This exercise is about the continuity of functions in Sobolev spaces in dimension one.
Let $v \in L^{p}(a,b)$ and $g \in L^{p}(a,b)$ such that $v(x)-v(y)=\int^x_yg(t)dt$ and this $\forall x,y \in (a,b)$
Show that $v \in W^{1,p}$ and that $v'=g$ in the sense of distributions.

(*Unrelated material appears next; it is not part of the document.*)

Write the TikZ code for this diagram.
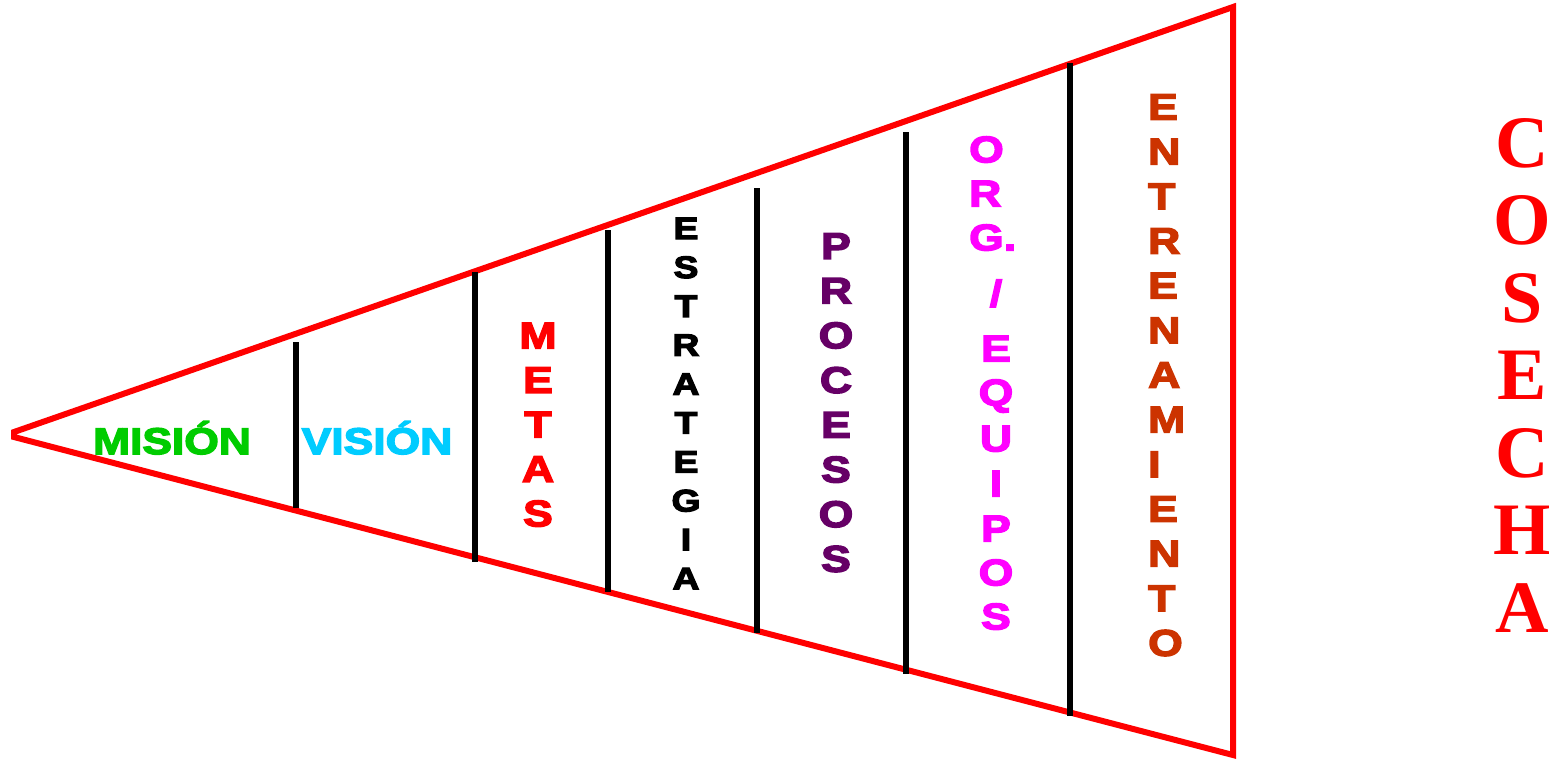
\documentclass[tikz,border=0pt]{standalone}
\usepackage{fontspec}
\newfontfamily\blk[FakeBold=4,FakeStretch=1.2]{Liberation Sans Bold}
\newfontfamily\blksmall[FakeBold=4,FakeStretch=1.2]{Liberation Sans Bold}
\newfontfamily\serifbf{Liberation Serif Bold}
\definecolor{misgreen}{HTML}{00CC00}
\definecolor{viscyan}{HTML}{00CCFF}
\definecolor{procpurple}{HTML}{660066}
\definecolor{orgmag}{HTML}{FF00FF}
\definecolor{entbrown}{HTML}{CC3300}
\begin{document}
\begin{tikzpicture}[x=1pt,y=-1pt,
  redl/.style={draw=red,line width=6pt,line join=miter},
  divider/.style={draw=black,line width=6.5pt},
  big/.style={inner sep=0pt,anchor=base,font=\blk\fontsize{37}{37}\selectfont},
  bigw/.style={inner sep=0pt,anchor=base west,font=\blk\fontsize{37}{37}\selectfont},
  small/.style={inner sep=0pt,anchor=base,font=\blksmall\fontsize{31}{31}\selectfont},
  harvest/.style={inner sep=0pt,anchor=base,text=red,font=\serifbf\fontsize{74}{74}\selectfont}]
\useasboundingbox (0,0) rectangle (1549,758);
\fill[white] (0,0) rectangle (1549,758);
% funnel outline
\draw[redl] (14,432) -- (1233,7) -- (1233,755) -- (14,437) -- cycle;
% dividers
\draw[divider] (296,342) -- (296,508);
\draw[divider] (475,272) -- (475,562);
\draw[divider] (608,230) -- (608,592);
\draw[divider] (757,188) -- (757,633);
\draw[divider] (906,132) -- (906,674);
\draw[divider] (1070,63) -- (1070,716);
% horizontal labels
\node[big,text=misgreen] (mision) at (172,454) {MISIÓN};
\node[big,text=viscyan] (vision) at (377,454) {VISIÓN};
% METAS
\foreach \l [count=\i from 0] in {M,E,T,A,S}
  \node[big,text=red] (metas-\i) at (538,348.3+44.5*\i) {\l};
% ESTRATEGIA
\foreach \l [count=\i from 0] in {E,S,T,R,A,T,E,G,I,A}
  \node[small,text=black] (estr-\i) at (686,239.1+38.9*\i) {\l};
% PROCESOS
\foreach \l [count=\i from 0] in {P,R,O,C,E,S,O,S}
  \node[big,text=procpurple] (proc-\i) at (836,258.8+44.7*\i) {\l};
% ORG. / EQUIPOS
\node[bigw,text=orgmag] (org-0) at (969,162.3) {O};
\node[bigw,text=orgmag] (org-1) at (969,206.3) {R};
\node[bigw,text=orgmag] (org-2) at (969,250.3) {G.};
\node[big,text=orgmag] (org-3) at (996,306.3) {/};
\foreach \l/\yy [count=\i from 4] in {E/348,Q/392,U/438,I/483,P/528,O/572,S/616}
  \node[big,text=orgmag] (org-\i) at (996,\yy+13.3) {\l};
% ENTRENAMIENTO
\foreach \l [count=\i from 0] in {E,N,T,R,E,N,A,M,I,E,N,T,O}
  \node[bigw,text=entbrown] (ent-\i) at (1148,119.7+44.67*\i) {\l};
% COSECHA
\foreach \l [count=\i from 0] in {C,O,S,E,C,H,A}
  \node[harvest] (cos-\i) at (1522,167+77.5*\i) {\l};
\end{tikzpicture}
\end{document}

So far I can only prove that $v$ is continuous using Holder's identity, but I don't know how to proceed.
Any hints? Thanks.
Let $c \in (a, b)$. We can take $$v(x) = \int_c^x g(t)dt.$$ We have, for $\varphi \in C^\infty_0$ \begin{align} \int_a^b v \varphi' &= \int_a^b \left(\int_c^x g(t)dt\right) \varphi'(x)dx \\ &= -\int_a^c dx\int_x^cg(t)\varphi'(x)dt + \int_c^b dx\int_c^x g(t)\varphi'(x)dt\\ &= -\int_a^c g(t)dt\int_a^t\varphi'(x)dx + \int_c^b g(t)dt\int_t^b \varphi'(x)dx\\ &= -\int_a^b g(t)\varphi(t)dt \end{align} and you deduce the desired result. The third equality comes from Fubini's theorem.